ValueError: Trying to share variable rnn/multi_rnn_cell/cell_0/lstm_cell/kernel, but specified shape (128, 256) and found shape (65, 256).

Versions: Tensorflow 1.2.1 Python 3.5.4

The variants here don't seem to work: ValueError: Trying to share variable rnn/multi_rnn_cell/cell_0/basic_lstm_cell/kernel

peractio
  • 593
  • 1
  • 5
  • 14

1 Answers1

0

The problem is that you are making a list of the same object repeated twice with

multi_layer_cell = tf.nn.rnn_cell.MultiRNNCell([cell for i in range(2)])

cell doesn't merely specify parameters for a multi-layer cell, the objects are used directly. However, for your neural network you first cell will map inputs of size 1 to 64 and then your second cell will map 64 to 64.

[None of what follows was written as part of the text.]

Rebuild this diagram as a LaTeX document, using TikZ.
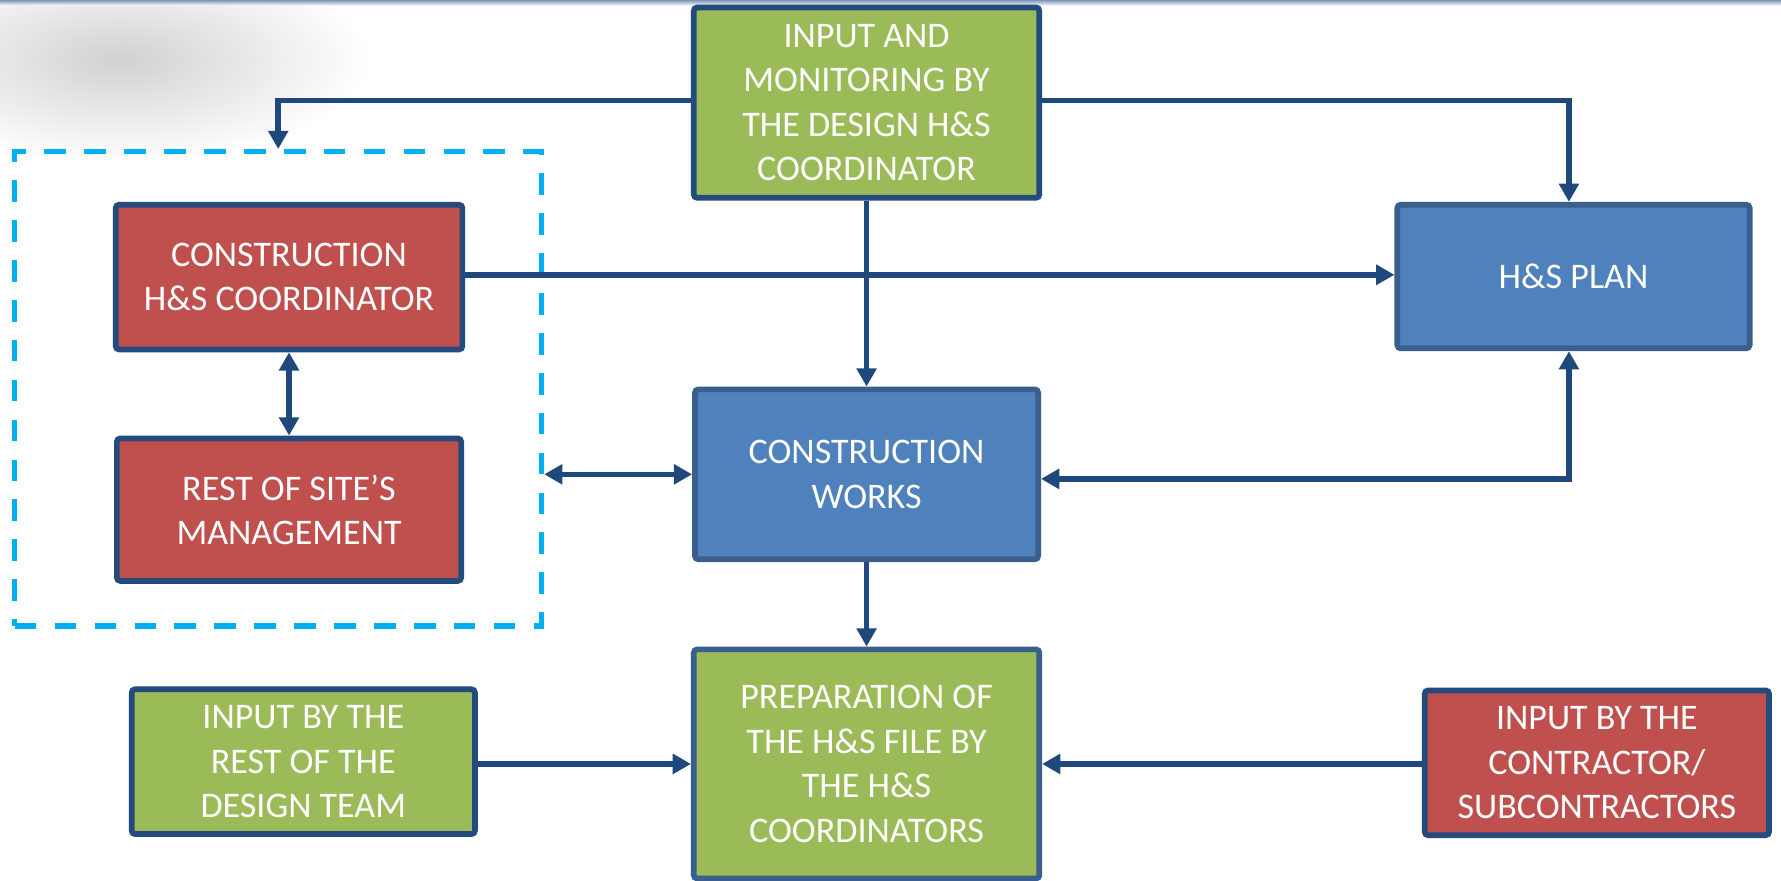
\documentclass[tikz,border=0pt]{standalone}
\usepackage{fontspec}
\setmainfont{Carlito}
\usetikzlibrary{arrows.meta,positioning,calc}
\definecolor{boxgreen}{HTML}{9BBB59}
\definecolor{boxred}{HTML}{C0504D}
\definecolor{boxblue}{HTML}{4F81BD}
\definecolor{navy}{HTML}{234B7E}
\definecolor{blueedge}{HTML}{3A5F8C}
\definecolor{conncol}{HTML}{1F497D}
\definecolor{dashcol}{HTML}{00B0F0}
\definecolor{stripcol}{HTML}{7F95B8}
\tikzset{
  box/.style={draw=navy, line width=2.5pt, rounded corners=1.5pt, text=white,
    align=center, inner sep=0pt, font=\fontsize{15.8}{19.5}\selectfont},
  greenbox/.style={box, fill=boxgreen},
  redbox/.style={box, fill=boxred},
  bluebox/.style={box, fill=boxblue, draw=blueedge},
  dashbox/.style={draw=dashcol, line width=2.3pt, dash pattern=on 9.5pt off 8pt},
  conn/.style={draw=conncol, line width=2.4pt, -{Triangle[length=8pt,width=8.5pt]}},
  dconn/.style={draw=conncol, line width=2.4pt, {Triangle[length=8pt,width=8.5pt]}-{Triangle[length=8pt,width=8.5pt]}}
}
\begin{document}
\begin{tikzpicture}[x=0.5pt,y=-0.5pt]
\useasboundingbox (0,0) rectangle (1562,772);
\fill[white] (0,0) rectangle (1562,772);
% soft gray blob at top-left
\shade[inner color=black!18, outer color=white] (105,52) ellipse [x radius=220, y radius=92];
% top strip
\shade[top color=stripcol, bottom color=white] (0,0) rectangle (1562,5);

% dashed group
\node[dashbox, minimum width=231pt, minimum height=208pt] (grp) at (244,341) {};

% boxes
\node[greenbox, minimum width=151.5pt, minimum height=83.5pt] (TG) at (760,90)
  {INPUT AND\\MONITORING BY\\THE DESIGN H\&S\\COORDINATOR};
\node[redbox, minimum width=152pt, minimum height=63.5pt] (CHC) at (253.5,243)
  {CONSTRUCTION\\H\&S COORDINATOR};
\node[redbox, minimum width=151pt, minimum height=62.5pt] (RSM) at (253.5,447)
  {REST OF SITE’S\\MANAGEMENT};
\node[bluebox, minimum width=154.5pt, minimum height=63pt] (HSP) at (1380,242.5)
  {H\&S PLAN};
\node[bluebox, minimum width=150.5pt, minimum height=74.5pt] (CW) at (760,416)
  {CONSTRUCTION\\WORKS};
\node[greenbox, draw=blueedge, minimum width=151.5pt, minimum height=100.5pt] (PREP) at (760,670)
  {PREPARATION OF\\THE H\&S FILE BY\\THE H\&S\\COORDINATORS};
\node[greenbox, minimum width=150.5pt, minimum height=63.5pt] (IRD) at (266,668)
  {INPUT BY THE\\REST OF THE\\DESIGN TEAM};
\node[redbox, minimum width=151pt, minimum height=63.5pt] (IBC) at (1400.5,669)
  {INPUT BY THE\\CONTRACTOR/\\SUBCONTRACTORS};

% connectors
\draw[conn] (TG.west |- 0,88) -| (grp.north);
\draw[conn] (TG.east |- 0,88) -| (HSP.north -| 1376,0);
\draw[conn] (TG.south) -- (CW.north);
\draw[conn] (CHC.east |- 0,241) -- (HSP.west |- 0,241);
\draw[dconn] (CHC.south) -- (RSM.north);
\draw[dconn] (grp.east |- CW.west) -- (CW.west);
\draw[dconn] (CW.east |- 0,420) -| (HSP.south -| 1376,0);
\draw[conn] (CW.south) -- (PREP.north);
\draw[conn] (IRD.east |- 0,670) -- (PREP.west |- 0,670);
\draw[conn] (IBC.west |- 0,670) -- (PREP.east |- 0,670);
\end{tikzpicture}
\end{document}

The shapes you see are the sizes of the kernels for each cell, at least what they should be. LSTM kernels can be viewed as size n + m x 4m where n is the input size and m is the state size. The factor of 4 comes from the fact that there are 4 gates which require matrix weights. The n + m comes from stacking the input -> gate transition on top of the state -> gate transition. For example in your first cell, n = 1 and m = 64 so you see the size (65, 256), which obviously won't work for your second cell which requires a kernel of size (128, 256) (because 64 + 64 = 128 not 65).

To fix this, simply make two different cell objects:

cell_1 = rnn_cell.LSTMCell(64, state_is_tuple=True)
cell_2 = rnn_cell.LSTMCell(64, state_is_tuple=True)
multi_layer_cell = tf.nn.rnn_cell.MultiRNNCell([cell_1,cell_2])
Cory Nezin
  • 1,551
  • 10
  • 22